Stem Cells From Discarded Heart Tissue Could Treat Crohn’s Disease

Intestine Crohn’s Disease

Scientists discovered that neonatal mesenchymal stem cells from discarded heart tissue can reduce intestinal inflammation and enhance wound healing in a mouse model of Crohn’s disease-like ileitis. The study offers a promising treatment alternative that avoids the drawbacks of current medications.

Research found decreased intestinal inflammation and improved wound healing in a mouse model.

A study from the Ann & Robert H. Lurie Children’s Hospital of Chicago discovered that directly injecting neonatal mesenchymal stem cells, sourced from heart tissue usually discarded during surgery, reduces intestinal inflammation and promotes wound healing in a mouse model of Crohn’s disease-like ileitis, an illness marked by chronic intestinal inflammation and progressive tissue damage.

The study, published in the journal Advanced Therapeutics, offers a promising new and alternative treatment approach that avoids the pitfalls of current Crohn’s disease medications, including diminishing effectiveness, severe side effects and increased risk of gastrointestinal dysfunction.

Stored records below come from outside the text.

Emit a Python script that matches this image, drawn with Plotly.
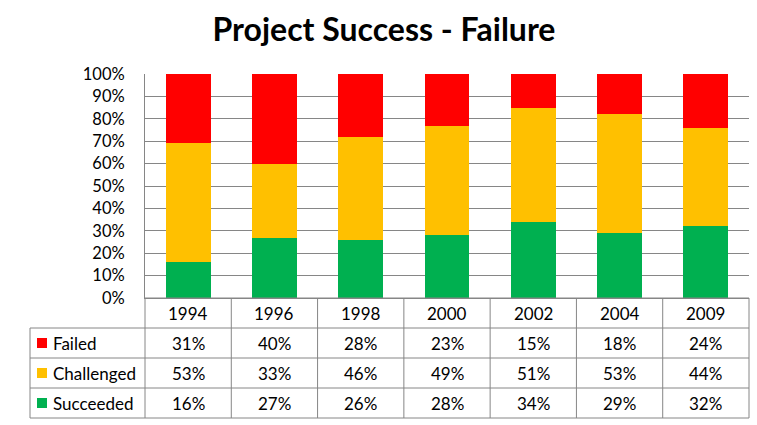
import plotly.graph_objects as go

# ---------------- data ----------------
years = ["1994", "1996", "1998", "2000", "2002", "2004", "2009"]
failed = [31, 40, 28, 23, 15, 18, 24]
challenged = [53, 33, 46, 49, 51, 53, 44]
succeeded = [16, 27, 26, 28, 34, 29, 32]
y_ticks = [0, 10, 20, 30, 40, 50, 60, 70, 80, 90, 100]
title_text = "Project Success - Failure"

# series as shown in table (top to bottom) and colours
table_rows = [("Failed", failed, "#FF0000"),
              ("Challenged", challenged, "#FFC000"),
              ("Succeeded", succeeded, "#00B050")]

# ---------------- layout constants (pixels) ----------------
W, H = 757, 425
PL, PR, PT, PB = 145, 749, 74, 298        # bar plot area
TL, TT, ROW = 30, 298, 30                 # table left, top, row height
PAD = 4
n = len(years)
unit = (PR - PL) / n                      # px per category
GRID = "#868686"
FONT = "Lato"

def fx(px):
    return px / W

def fy(py):
    return 1 - py / H

fig = go.Figure()

# stacked bars (bottom to top)
for name, vals, col in reversed(table_rows):
    fig.add_trace(go.Bar(
        x=list(range(n)), y=[v / 100 for v in vals], name=name,
        marker=dict(color=col, line=dict(width=0)), width=0.52,
        xaxis="x", yaxis="y", showlegend=False, hoverinfo="skip"))

# legend squares inside the table
left_units = (PL - TL) / unit
x_left = -0.5 - left_units
for i, (name, vals, col) in enumerate(table_rows):
    fig.add_trace(go.Scatter(
        x=[x_left + 12 / unit], y=[i + 1.5], mode="markers",
        marker=dict(symbol="square", size=10, color=col, line=dict(width=0)),
        xaxis="x2", yaxis="y2", showlegend=False, hoverinfo="skip"))

shapes = []
ann = []
lw = dict(color=GRID, width=1)
nrows = len(table_rows) + 1
# horizontal table lines
for r in range(nrows + 1):
    x0 = -0.5 if r == 0 else x_left
    shapes.append(dict(type="line", xref="x2", yref="y2", x0=x0, x1=n - 0.5,
                       y0=r, y1=r, line=lw))
# vertical table lines
shapes.append(dict(type="line", xref="x2", yref="y2", x0=x_left, x1=x_left,
                   y0=1, y1=nrows, line=lw))
for c in range(n + 1):
    shapes.append(dict(type="line", xref="x2", yref="y2", x0=c - 0.5, x1=c - 0.5,
                       y0=0, y1=nrows, line=lw))

tfont = dict(family=FONT, size=17, color="#000000")
for c, yr in enumerate(years):
    ann.append(dict(xref="x2", yref="y2", x=c, y=0.5, text=yr, showarrow=False,
                    font=tfont, xanchor="center", yanchor="middle"))
for i, (name, vals, col) in enumerate(table_rows):
    ann.append(dict(xref="x2", yref="y2", x=x_left + 21 / unit, y=i + 1.5, text=name,
                    showarrow=False, font=tfont, xanchor="left", yanchor="middle"))
    for c, v in enumerate(vals):
        ann.append(dict(xref="x2", yref="y2", x=c, y=i + 1.5, text=f"{v}%",
                        showarrow=False, font=tfont, xanchor="center", yanchor="middle"))

fig.update_layout(
    width=W, height=H, autosize=False,
    margin=dict(l=0, r=0, t=0, b=0, pad=0, autoexpand=False),
    paper_bgcolor="white", plot_bgcolor="rgba(0,0,0,0)",
    barmode="stack", bargap=0.48,
    title=dict(text=f"<b>{title_text}</b>", x=fx(384), xanchor="center",
               y=fy(30), yanchor="middle",
               font=dict(family=FONT, size=32, color="#000000")),
    xaxis=dict(domain=[fx(PL), fx(PR)], range=[-0.5, n - 0.5], anchor="y",
               showticklabels=False, showgrid=False, zeroline=False,
               showline=True, linecolor=GRID, linewidth=1, fixedrange=True,
               automargin=False),
    yaxis=dict(domain=[fy(PB), fy(PT)], range=[0, 1], anchor="x",
               tickvals=[t / 100 for t in y_ticks],
               ticktext=[f"{t}%" for t in y_ticks],
               showgrid=True, gridcolor=GRID, gridwidth=1, zeroline=False,
               showline=True, linecolor=GRID, linewidth=1, ticks="",
               ticklabelstandoff=16, automargin=False,
               tickfont=dict(family=FONT, size=16.5, color="#000000")),
    xaxis2=dict(domain=[fx(TL - PAD), fx(PR + PAD)],
                range=[x_left - PAD / unit, n - 0.5 + PAD / unit],
                anchor="y2", visible=False, fixedrange=True, automargin=False),
    yaxis2=dict(domain=[fy(TT + nrows * ROW + PAD), fy(TT - PAD)],
                range=[nrows + PAD / ROW, -PAD / ROW],
                anchor="x2", visible=False, fixedrange=True, automargin=False),
    shapes=shapes, annotations=ann,
)

fig.write_html("out.html", config={"displayModeBar": False},
               post_script="document.body.style.margin='0';document.body.style.overflow='hidden';")
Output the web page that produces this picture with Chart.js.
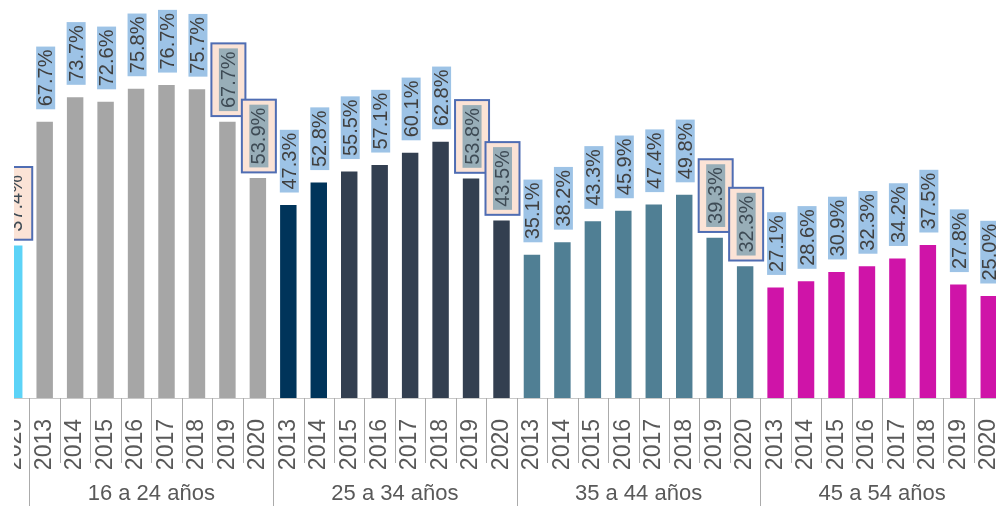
<!DOCTYPE html>
<html>
<head>
<meta charset="utf-8">
<script src="https://cdn.jsdelivr.net/npm/chart.js@4.4.1/dist/chart.umd.min.js"></script>
<style>
    html, body { margin: 0; padding: 0; background: #fff; }
    #wrap { position: relative; width: 996px; height: 506px; overflow: hidden; }
    #chart { position: absolute; left: -1px; top: 0; }
    #mask { position: absolute; left: 0; top: 0; width: 14px; height: 506px; background: #fff; }
</style>
</head>
<body>
<div id="wrap">
    <canvas id="chart" width="1005" height="506"></canvas>
    <div id="mask"></div>
</div>
<script>
// Data
const years = ["2013", "2014", "2015", "2016", "2017", "2018", "2019", "2020"];
const groupNames = ["16 a 24 años", "25 a 34 años", "35 a 44 años", "45 a 54 años"];
const prevGroupLast = 37.4;  // cut-off bar on the left (previous group, 2020)
const age16_24 = [67.7, 73.7, 72.6, 75.8, 76.7, 75.7, 67.7, 53.9];
const age25_34 = [47.3, 52.8, 55.5, 57.1, 60.1, 62.8, 53.8, 43.5];
const age35_44 = [35.1, 38.2, 43.3, 45.9, 47.4, 49.8, 39.3, 32.3];
const age45_54 = [27.1, 28.6, 30.9, 32.3, 34.2, 37.5, 27.8, 25.0];

const labels = ["2020"].concat(years, years, years, years);
const values = [prevGroupLast].concat(age16_24, age25_34, age35_44, age45_54);

// bar colours per category
const colors = labels.map((y, i) => {
    if (i === 0) return "#5CD3F7";
    const g = Math.floor((i - 1) / 8), k = (i - 1) % 8;
    if (g === 0) return "#A6A6A6";
    if (g === 1) return k < 2 ? "#00345A" : "#333F50";
    if (g === 2) return "#507F94";
    return "#CF14A8";
});

// 2019/2020 labels boxed, except in the last group
const isHighlight = i => i === 0 || (i < 25 && ((i - 1) % 8) >= 6);

// Rotated value labels above the bars
const barLabels = {
    id: "barLabels",
    afterDatasetsDraw(chart) {
        const ctx = chart.ctx;
        const meta = chart.getDatasetMeta(0);
        ctx.save();
        ctx.font = "20px 'Liberation Sans'";
        ctx.textAlign = "center";
        ctx.textBaseline = "middle";
        meta.data.forEach((bar, i) => {
            const txt = values[i].toFixed(1) + "%";
            const boxH = ctx.measureText(txt).width + 6;
            ctx.save();
            if (isHighlight(i)) {
                ctx.translate(bar.x + 1, bar.y - 5.7);
                ctx.rotate(-Math.PI / 2);
                ctx.fillStyle = "#FBE3D6";
                ctx.fillRect(0, -17, boxH + 10, 34);
                ctx.strokeStyle = "#4F6DB3";
                ctx.lineWidth = 2;
                ctx.strokeRect(0, -17, boxH + 10, 34);
                if (i !== 0) {
                    ctx.fillStyle = "#98AEB8";
                    ctx.fillRect(5, -9.5, boxH, 19);
                }
                ctx.fillStyle = "#3E4B55";
                ctx.fillText(txt, 5 + boxH / 2, 1);
            } else {
                ctx.translate(bar.x + 1, bar.y - 12.5);
                ctx.rotate(-Math.PI / 2);
                ctx.fillStyle = "#9DC3E6";
                ctx.fillRect(0, -9.5, boxH, 19);
                ctx.fillStyle = "#404040";
                ctx.fillText(txt, boxH / 2, 1);
            }
            ctx.restore();
        });
        ctx.restore();
    }
};

// Category separators and age-group labels under the axis
const groupAxis = {
    id: "groupAxis",
    afterDraw(chart) {
        const ctx = chart.ctx;
        const x = chart.scales.x;
        const step = x.width / labels.length;
        ctx.save();
        ctx.strokeStyle = "#ABABAB";
        ctx.lineWidth = 1;
        for (let k = 0; k <= labels.length; k++) {
            const px = Math.round(x.left + k * step) + 0.5;
            const long = (k - 1) % 8 === 0;
            ctx.beginPath();
            ctx.moveTo(px, x.top);
            ctx.lineTo(px, long ? 506 : 463);
            ctx.stroke();
        }
        ctx.font = "22px 'Liberation Sans'";
        ctx.fillStyle = "#595959";
        ctx.textAlign = "center";
        ctx.textBaseline = "middle";
        groupNames.forEach((name, g) => {
            const a = x.getPixelForValue(1 + g * 8);
            const b = x.getPixelForValue(8 + g * 8);
            ctx.fillText(name, (a + b) / 2, 494);
        });
        ctx.restore();
    }
};

const chart = new Chart(document.getElementById("chart").getContext("2d"), {
    type: "bar",
    data: {
        labels: labels,
        datasets: [{
            data: values,
            backgroundColor: colors,
            barPercentage: 0.54,
            categoryPercentage: 1
        }]
    },
    options: {
        responsive: false,
        animation: false,
        devicePixelRatio: 1,
        layout: { padding: 0 },
        plugins: {
            legend: { display: false },
            tooltip: { enabled: false }
        },
        scales: {
            x: {
                grid: { display: false },
                border: { display: true, color: "#C8C8C8" },
                ticks: {
                    autoSkip: false,
                    minRotation: 90,
                    maxRotation: 90,
                    padding: 13,
                    color: "#595959",
                    font: { family: "'Liberation Sans'", size: 23 }
                },
                afterFit(scale) {
                    scale.height = 108;
                    scale.paddingLeft = 0;
                    scale.paddingRight = 0;
                }
            },
            y: {
                display: false,
                min: 0,
                max: 97.55
            }
        }
    },
    plugins: [barLabels, groupAxis]
});
</script>
</body>
</html>
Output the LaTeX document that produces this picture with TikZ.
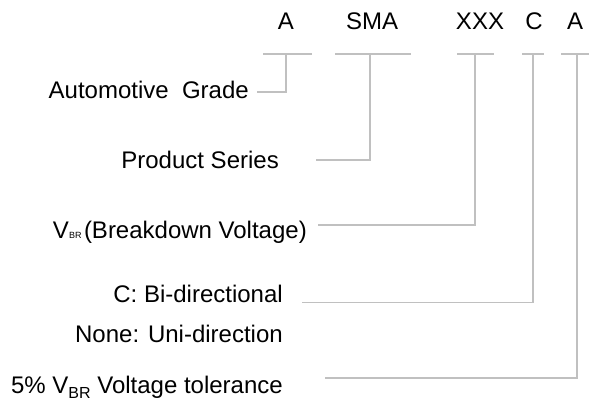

“Neonatal cardiac-derived mesenchymal stem cells have been used  in a clinical trial to repair an injured heart, but this is the first time these potent cells have been studied in an inflammatory intestinal disease model,” said senior author Arun Sharma, PhD, from Stanley Manne Children’s Research Institute at Lurie Children’s who is the Director of Pediatric Urological Regenerative Medicine and Surgical Research, and Research Associate Professor of Urology and Biomedical Engineering at Northwestern University Feinberg School of Medicine and the McCormick School of Engineering, Northwestern University. “Our results are encouraging and definitely provide a new platform to potentially treat aspects of chronic inflammatory bowel diseases.”  

Dr. Sharma explains that before it would be feasible to use these stem cells clinically to treat Crohn’s disease, his team needs to overcome the hurdle of how they are administered. In the current animal model study, the stem cells were injected directly into the inflammatory lesions in the small intestine, which requires surgical procedures. The next step then is to develop a safe way to inject them into the body through a vein, similar to performing a blood draw in the arm of a patient. More animal studies will be needed before this novel treatment approach can progress to clinical trials.

“Ultimately our goal is to utilize this cell type as treatment, but also as a preventive measure, before signs and symptoms of Crohn’s disease develop,” said Dr. Sharma. “We also might be able to apply this approach to other inflammatory diseases. The potential is enormous, and we are excited to move forward.”

Reference: “Multipotent Human Neonatal Cardiac-Derived Mesenchymal Stem Cells Modulate Ileitis In Vivo” by Muthukumar Gunasekaran, Matthew I. Bury, Tiffany T. Sharma, Larry W. Wang, Natalie J. Fuller, Swetha T. Krishnan, Sunjay Kaushal and Arun K. Sharma, 6 July 2023, Advanced Therapeutics.